What really stands out, though, is just how cleanly Rice goes about doing the dirty work. He commits very few fouls and has been booked just three times in the league this season. His use of the ball is just as smooth, with Rice completing more than 90 percent of his passes this season.

It is in this aspect of the game – efficiently but rapidly recycling possession – that Rice really does compare to Rodri, while it’s also worth noting that he has just as many goals (six) and assists (five) as the Spaniard this season. He is essentially dictating and influencing matches in much the same way as the midfield master that he is openly studying.

Rice is right when he says he still has huge room for improvement. He’s said himself that his position and responsibilities have “changed a lot” since leaving West Ham and that it’s taken some getting used to. He believes that he’s played at a consistently high level this season, but nonetheless feels there are things that he can do better.

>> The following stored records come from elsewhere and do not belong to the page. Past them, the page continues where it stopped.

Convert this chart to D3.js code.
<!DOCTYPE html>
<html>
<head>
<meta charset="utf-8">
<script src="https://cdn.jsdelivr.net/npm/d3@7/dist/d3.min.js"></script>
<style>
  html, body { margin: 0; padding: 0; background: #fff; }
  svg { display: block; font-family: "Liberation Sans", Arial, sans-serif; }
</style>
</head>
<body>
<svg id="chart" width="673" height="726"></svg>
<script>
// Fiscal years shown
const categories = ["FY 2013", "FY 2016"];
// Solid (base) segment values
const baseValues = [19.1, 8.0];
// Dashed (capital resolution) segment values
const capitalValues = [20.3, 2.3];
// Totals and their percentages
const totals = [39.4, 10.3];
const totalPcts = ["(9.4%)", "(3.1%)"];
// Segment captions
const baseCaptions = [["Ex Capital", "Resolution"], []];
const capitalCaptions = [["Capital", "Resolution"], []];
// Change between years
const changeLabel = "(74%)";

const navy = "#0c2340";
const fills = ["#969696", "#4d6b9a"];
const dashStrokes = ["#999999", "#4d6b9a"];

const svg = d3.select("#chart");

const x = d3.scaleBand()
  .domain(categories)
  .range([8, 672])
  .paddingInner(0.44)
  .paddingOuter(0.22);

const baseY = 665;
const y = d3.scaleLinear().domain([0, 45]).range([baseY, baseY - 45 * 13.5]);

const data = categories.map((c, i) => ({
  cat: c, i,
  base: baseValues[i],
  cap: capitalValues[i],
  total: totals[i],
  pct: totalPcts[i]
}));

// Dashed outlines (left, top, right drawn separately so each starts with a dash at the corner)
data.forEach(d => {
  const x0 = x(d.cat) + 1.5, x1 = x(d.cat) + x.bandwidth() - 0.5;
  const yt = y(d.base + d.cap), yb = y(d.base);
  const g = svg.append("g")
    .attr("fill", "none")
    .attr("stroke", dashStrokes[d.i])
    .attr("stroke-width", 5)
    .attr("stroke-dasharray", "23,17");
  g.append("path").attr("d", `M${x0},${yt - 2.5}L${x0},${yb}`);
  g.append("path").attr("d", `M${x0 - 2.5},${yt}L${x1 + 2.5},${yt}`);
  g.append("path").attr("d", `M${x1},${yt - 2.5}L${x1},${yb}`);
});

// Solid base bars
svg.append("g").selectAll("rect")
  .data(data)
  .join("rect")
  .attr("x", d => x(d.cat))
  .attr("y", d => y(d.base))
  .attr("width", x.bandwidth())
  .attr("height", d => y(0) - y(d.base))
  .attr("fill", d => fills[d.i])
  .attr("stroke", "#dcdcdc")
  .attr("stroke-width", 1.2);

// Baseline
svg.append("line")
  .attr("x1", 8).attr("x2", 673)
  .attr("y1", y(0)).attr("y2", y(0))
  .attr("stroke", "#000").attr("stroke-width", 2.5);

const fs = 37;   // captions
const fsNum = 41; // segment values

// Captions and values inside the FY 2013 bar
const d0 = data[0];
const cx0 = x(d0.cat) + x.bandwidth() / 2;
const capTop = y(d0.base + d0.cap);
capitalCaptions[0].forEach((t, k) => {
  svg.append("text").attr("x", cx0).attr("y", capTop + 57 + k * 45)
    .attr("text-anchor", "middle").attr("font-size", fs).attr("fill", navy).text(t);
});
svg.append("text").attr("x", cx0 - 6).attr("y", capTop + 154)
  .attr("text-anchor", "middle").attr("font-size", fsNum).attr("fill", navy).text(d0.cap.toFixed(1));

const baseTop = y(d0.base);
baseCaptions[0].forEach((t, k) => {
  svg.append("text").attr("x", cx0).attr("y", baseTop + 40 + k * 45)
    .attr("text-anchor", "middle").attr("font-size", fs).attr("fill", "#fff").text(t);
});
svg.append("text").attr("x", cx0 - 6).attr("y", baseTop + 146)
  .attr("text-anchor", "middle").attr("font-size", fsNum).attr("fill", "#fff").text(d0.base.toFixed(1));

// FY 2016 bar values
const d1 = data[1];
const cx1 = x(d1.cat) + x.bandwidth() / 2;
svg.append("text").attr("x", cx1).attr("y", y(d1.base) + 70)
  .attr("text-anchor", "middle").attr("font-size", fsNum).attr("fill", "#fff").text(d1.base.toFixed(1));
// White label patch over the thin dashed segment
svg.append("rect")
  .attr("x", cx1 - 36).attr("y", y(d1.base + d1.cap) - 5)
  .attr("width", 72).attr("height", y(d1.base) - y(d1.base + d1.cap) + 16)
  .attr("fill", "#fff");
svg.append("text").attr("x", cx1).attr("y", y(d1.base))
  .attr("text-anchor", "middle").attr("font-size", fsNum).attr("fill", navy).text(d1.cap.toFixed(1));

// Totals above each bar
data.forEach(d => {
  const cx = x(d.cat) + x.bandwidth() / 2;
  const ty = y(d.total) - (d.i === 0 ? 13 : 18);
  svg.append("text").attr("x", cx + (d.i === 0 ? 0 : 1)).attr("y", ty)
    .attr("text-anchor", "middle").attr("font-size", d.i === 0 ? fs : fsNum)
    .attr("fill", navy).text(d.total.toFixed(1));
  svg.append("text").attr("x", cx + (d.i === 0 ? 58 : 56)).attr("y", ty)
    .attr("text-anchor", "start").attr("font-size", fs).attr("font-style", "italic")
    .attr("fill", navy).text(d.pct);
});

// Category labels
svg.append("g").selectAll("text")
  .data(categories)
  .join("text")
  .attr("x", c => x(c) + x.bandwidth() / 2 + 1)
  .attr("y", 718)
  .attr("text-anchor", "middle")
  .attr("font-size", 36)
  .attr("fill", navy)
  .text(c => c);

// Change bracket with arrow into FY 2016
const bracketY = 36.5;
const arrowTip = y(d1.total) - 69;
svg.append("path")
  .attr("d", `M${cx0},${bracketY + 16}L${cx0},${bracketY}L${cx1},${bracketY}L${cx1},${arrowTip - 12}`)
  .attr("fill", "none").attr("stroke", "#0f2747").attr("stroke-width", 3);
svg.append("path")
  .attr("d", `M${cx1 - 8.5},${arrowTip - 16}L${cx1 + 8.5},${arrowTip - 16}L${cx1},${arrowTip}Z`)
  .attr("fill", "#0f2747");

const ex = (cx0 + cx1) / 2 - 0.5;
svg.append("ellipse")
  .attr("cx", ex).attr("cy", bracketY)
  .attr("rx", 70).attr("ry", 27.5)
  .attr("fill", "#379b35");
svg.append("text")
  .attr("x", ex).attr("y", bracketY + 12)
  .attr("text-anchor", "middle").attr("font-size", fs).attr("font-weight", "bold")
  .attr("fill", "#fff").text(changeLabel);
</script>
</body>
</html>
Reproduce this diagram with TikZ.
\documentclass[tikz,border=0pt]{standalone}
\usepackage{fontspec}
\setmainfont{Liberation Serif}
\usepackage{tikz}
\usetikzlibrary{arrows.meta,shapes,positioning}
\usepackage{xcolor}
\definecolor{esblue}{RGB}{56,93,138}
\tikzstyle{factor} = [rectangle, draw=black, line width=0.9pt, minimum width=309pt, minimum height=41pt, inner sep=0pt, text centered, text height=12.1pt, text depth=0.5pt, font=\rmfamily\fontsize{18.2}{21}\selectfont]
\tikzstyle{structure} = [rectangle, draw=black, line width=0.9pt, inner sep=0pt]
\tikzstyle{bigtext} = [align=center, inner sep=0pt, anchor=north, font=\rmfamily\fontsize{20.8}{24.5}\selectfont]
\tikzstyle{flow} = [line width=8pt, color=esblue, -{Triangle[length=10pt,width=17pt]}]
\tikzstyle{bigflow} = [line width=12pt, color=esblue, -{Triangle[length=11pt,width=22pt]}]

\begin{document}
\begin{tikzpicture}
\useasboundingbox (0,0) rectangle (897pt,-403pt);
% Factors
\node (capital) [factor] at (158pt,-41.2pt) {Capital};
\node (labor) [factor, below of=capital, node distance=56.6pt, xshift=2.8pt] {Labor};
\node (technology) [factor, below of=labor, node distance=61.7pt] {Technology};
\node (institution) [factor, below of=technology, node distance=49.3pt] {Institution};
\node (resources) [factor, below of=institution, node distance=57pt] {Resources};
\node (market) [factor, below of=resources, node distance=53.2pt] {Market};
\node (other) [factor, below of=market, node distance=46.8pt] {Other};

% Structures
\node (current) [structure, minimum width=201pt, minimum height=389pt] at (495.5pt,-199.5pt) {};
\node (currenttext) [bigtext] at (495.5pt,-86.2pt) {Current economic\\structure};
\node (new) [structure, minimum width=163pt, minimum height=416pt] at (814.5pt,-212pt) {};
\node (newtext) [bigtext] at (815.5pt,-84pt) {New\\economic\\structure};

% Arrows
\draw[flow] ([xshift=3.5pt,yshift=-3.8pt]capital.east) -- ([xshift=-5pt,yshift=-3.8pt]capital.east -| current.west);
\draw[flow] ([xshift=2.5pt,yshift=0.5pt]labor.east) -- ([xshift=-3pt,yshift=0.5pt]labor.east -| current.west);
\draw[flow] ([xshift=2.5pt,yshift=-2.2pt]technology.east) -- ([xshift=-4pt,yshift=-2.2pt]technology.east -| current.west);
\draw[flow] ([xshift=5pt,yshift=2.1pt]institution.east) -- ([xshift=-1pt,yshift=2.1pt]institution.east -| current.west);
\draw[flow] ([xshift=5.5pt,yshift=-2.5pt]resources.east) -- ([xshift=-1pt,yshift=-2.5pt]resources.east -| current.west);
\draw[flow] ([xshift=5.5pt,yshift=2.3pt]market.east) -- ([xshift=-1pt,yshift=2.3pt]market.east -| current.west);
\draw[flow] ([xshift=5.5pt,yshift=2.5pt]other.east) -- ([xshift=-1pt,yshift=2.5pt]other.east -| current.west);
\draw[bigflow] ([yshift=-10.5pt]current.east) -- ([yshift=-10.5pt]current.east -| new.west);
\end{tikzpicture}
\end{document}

However, Arteta has admitted that he has been stunned at just how quickly Rice adapted to his new dual role, the benefits of which are now there for all to see.

Rice is rapidly evolving, with Gareth Southgate stating on Tuesday that the teenager that first arrived in the England squad that he initially viewed as a “converted centre-back” has now developed into a player with what he calls a “360-game”.

It remains to be seen, then, whether he is deployed as a six or an eight on Sunday, with Jorginho’s deployment as a deep-lying playmaker having played a key role in Arsenal’s fine form since the turn of the year. Wherever he is stationed, though, Rice will get to mix it with Rodri, who was suspended for last October’s game at the Emirates, which City almost inevitably lost. The champions will, thus, represent a very different proposition for Arsenal and Rice at the Etihad. It should indeed be a “tight” game, as Rice says, one that could easily go either way.

However, what we already know for sure is that Rice made the right call last summer. Serving as Rodri’s understudy at City would have been a terrible waste of his time for a player that’s already proven this season that he can become Arsenal’s main man.